_Stated task_
Copy each line below exactly and leave the pictures out.

____

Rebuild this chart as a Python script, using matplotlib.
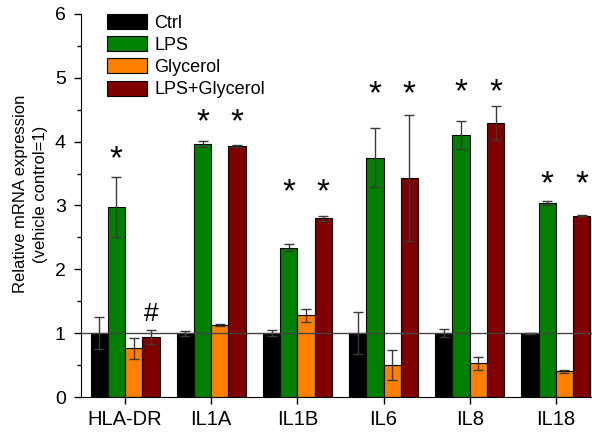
import numpy as np
import matplotlib
matplotlib.use('Agg')
import matplotlib.pyplot as plt
from matplotlib.ticker import MultipleLocator

plt.rcParams['font.family'] = ['Liberation Sans', 'DejaVu Sans']

genes = ['HLA-DR', 'IL1A', 'IL1B', 'IL6', 'IL8', 'IL18']
groups = ['Ctrl', 'LPS', 'Glycerol', 'LPS+Glycerol']
colors = ['#000000', '#008000', '#FF8000', '#800000']

ctrl = [1.0, 1.0, 1.0, 1.0, 1.0, 1.0]
ctrl_err = [0.25, 0.04, 0.05, 0.33, 0.06, 0.01]
lps = [2.98, 3.96, 2.34, 3.75, 4.11, 3.04]
lps_err = [0.47, 0.05, 0.05, 0.46, 0.22, 0.03]
gly = [0.76, 1.13, 1.28, 0.50, 0.53, 0.40]
gly_err = [0.16, 0.01, 0.10, 0.23, 0.10, 0.02]
lpsgly = [0.94, 3.93, 2.80, 3.43, 4.29, 2.84]
lpsgly_err = [0.11, 0.02, 0.04, 0.99, 0.27, 0.01]

# significance marks: asterisk heights for LPS and LPS+Glycerol bars
star_lps = [3.72, 4.30, 3.20, 4.74, 4.77, 3.33]
star_lpsgly = [None, 4.30, 3.20, 4.74, 4.77, 3.33]
hash_y = 1.30

values = [ctrl, lps, gly, lpsgly]
errors = [ctrl_err, lps_err, gly_err, lpsgly_err]

fig = plt.figure(figsize=(5.92, 4.37), dpi=100)
ax = fig.add_axes([0.137, 0.0915, 0.863, 0.8765])

x = np.arange(len(genes))
w = 0.2
for i in range(4):
    pos = x + (i - 1.5) * w
    ax.bar(pos, values[i], w, color=colors[i], edgecolor='black', linewidth=0.8,
           label=groups[i], zorder=2)
    ax.errorbar(pos, values[i], yerr=errors[i], fmt='none', ecolor='#3a3a3a',
                elinewidth=1, capsize=3.5, capthick=1, zorder=3)

ax.axhline(1, color='#444444', linewidth=1, zorder=4)

for j in range(len(genes)):
    if star_lps[j] is not None:
        ax.text(x[j] - 0.5 * w, star_lps[j], '*', ha='center', va='center', fontsize=24)
    if star_lpsgly[j] is not None:
        ax.text(x[j] + 1.5 * w, star_lpsgly[j], '*', ha='center', va='center', fontsize=24)
ax.text(x[0] + 1.5 * w, hash_y, '#', ha='center', va='center', fontsize=19)

ax.set_xlim(-0.51, 5.42)
ax.set_ylim(0, 6)
ax.set_xticks(x)
ax.set_xticklabels(genes, fontsize=14.5)
ax.yaxis.set_major_locator(MultipleLocator(1))
ax.yaxis.set_minor_locator(MultipleLocator(0.5))
ax.tick_params(axis='y', which='major', labelsize=14, length=5, width=1, pad=6)
ax.tick_params(axis='y', which='minor', length=3, width=1)
ax.tick_params(axis='x', length=5, width=1, pad=4)
ax.spines['top'].set_visible(False)
ax.spines['right'].set_visible(False)
fig.text(30.5 / 592, 1 - 194 / 437, 'Relative mRNA expression\n(vehicle control=1)',
         rotation=90, ha='center', va='center', fontsize=12, linespacing=1.45)

ax.legend(loc='upper left', bbox_to_anchor=(0.051, 1.0), frameon=False, fontsize=13,
          handlelength=2.2, handleheight=0.9, labelspacing=0.25, handletextpad=0.4,
          borderpad=0, borderaxespad=0)

fig.savefig('out.png', dpi=100)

____

_Response for this exercise_
Rebuild this chart as a Python script, using matplotlib.
import numpy as np
import matplotlib
matplotlib.use('Agg')
import matplotlib.pyplot as plt
from matplotlib.ticker import MultipleLocator

plt.rcParams['font.family'] = ['Liberation Sans', 'DejaVu Sans']

genes = ['HLA-DR', 'IL1A', 'IL1B', 'IL6', 'IL8', 'IL18']
groups = ['Ctrl', 'LPS', 'Glycerol', 'LPS+Glycerol']
colors = ['#000000', '#008000', '#FF8000', '#800000']

ctrl = [1.0, 1.0, 1.0, 1.0, 1.0, 1.0]
ctrl_err = [0.25, 0.04, 0.05, 0.33, 0.06, 0.01]
lps = [2.98, 3.96, 2.34, 3.75, 4.11, 3.04]
lps_err = [0.47, 0.05, 0.05, 0.46, 0.22, 0.03]
gly = [0.76, 1.13, 1.28, 0.50, 0.53, 0.40]
gly_err = [0.16, 0.01, 0.10, 0.23, 0.10, 0.02]
lpsgly = [0.94, 3.93, 2.80, 3.43, 4.29, 2.84]
lpsgly_err = [0.11, 0.02, 0.04, 0.99, 0.27, 0.01]

# significance marks: asterisk heights for LPS and LPS+Glycerol bars
star_lps = [3.72, 4.30, 3.20, 4.74, 4.77, 3.33]
star_lpsgly = [None, 4.30, 3.20, 4.74, 4.77, 3.33]
hash_y = 1.30

values = [ctrl, lps, gly, lpsgly]
errors = [ctrl_err, lps_err, gly_err, lpsgly_err]

fig = plt.figure(figsize=(5.92, 4.37), dpi=100)
ax = fig.add_axes([0.137, 0.0915, 0.863, 0.8765])

x = np.arange(len(genes))
w = 0.2
for i in range(4):
    pos = x + (i - 1.5) * w
    ax.bar(pos, values[i], w, color=colors[i], edgecolor='black', linewidth=0.8,
           label=groups[i], zorder=2)
    ax.errorbar(pos, values[i], yerr=errors[i], fmt='none', ecolor='#3a3a3a',
                elinewidth=1, capsize=3.5, capthick=1, zorder=3)

ax.axhline(1, color='#444444', linewidth=1, zorder=4)

for j in range(len(genes)):
    if star_lps[j] is not None:
        ax.text(x[j] - 0.5 * w, star_lps[j], '*', ha='center', va='center', fontsize=24)
    if star_lpsgly[j] is not None:
        ax.text(x[j] + 1.5 * w, star_lpsgly[j], '*', ha='center', va='center', fontsize=24)
ax.text(x[0] + 1.5 * w, hash_y, '#', ha='center', va='center', fontsize=19)

ax.set_xlim(-0.51, 5.42)
ax.set_ylim(0, 6)
ax.set_xticks(x)
ax.set_xticklabels(genes, fontsize=14.5)
ax.yaxis.set_major_locator(MultipleLocator(1))
ax.yaxis.set_minor_locator(MultipleLocator(0.5))
ax.tick_params(axis='y', which='major', labelsize=14, length=5, width=1, pad=6)
ax.tick_params(axis='y', which='minor', length=3, width=1)
ax.tick_params(axis='x', length=5, width=1, pad=4)
ax.spines['top'].set_visible(False)
ax.spines['right'].set_visible(False)
fig.text(30.5 / 592, 1 - 194 / 437, 'Relative mRNA expression\n(vehicle control=1)',
         rotation=90, ha='center', va='center', fontsize=12, linespacing=1.45)

ax.legend(loc='upper left', bbox_to_anchor=(0.051, 1.0), frameon=False, fontsize=13,
          handlelength=2.2, handleheight=0.9, labelspacing=0.25, handletextpad=0.4,
          borderpad=0, borderaxespad=0)

fig.savefig('out.png', dpi=100)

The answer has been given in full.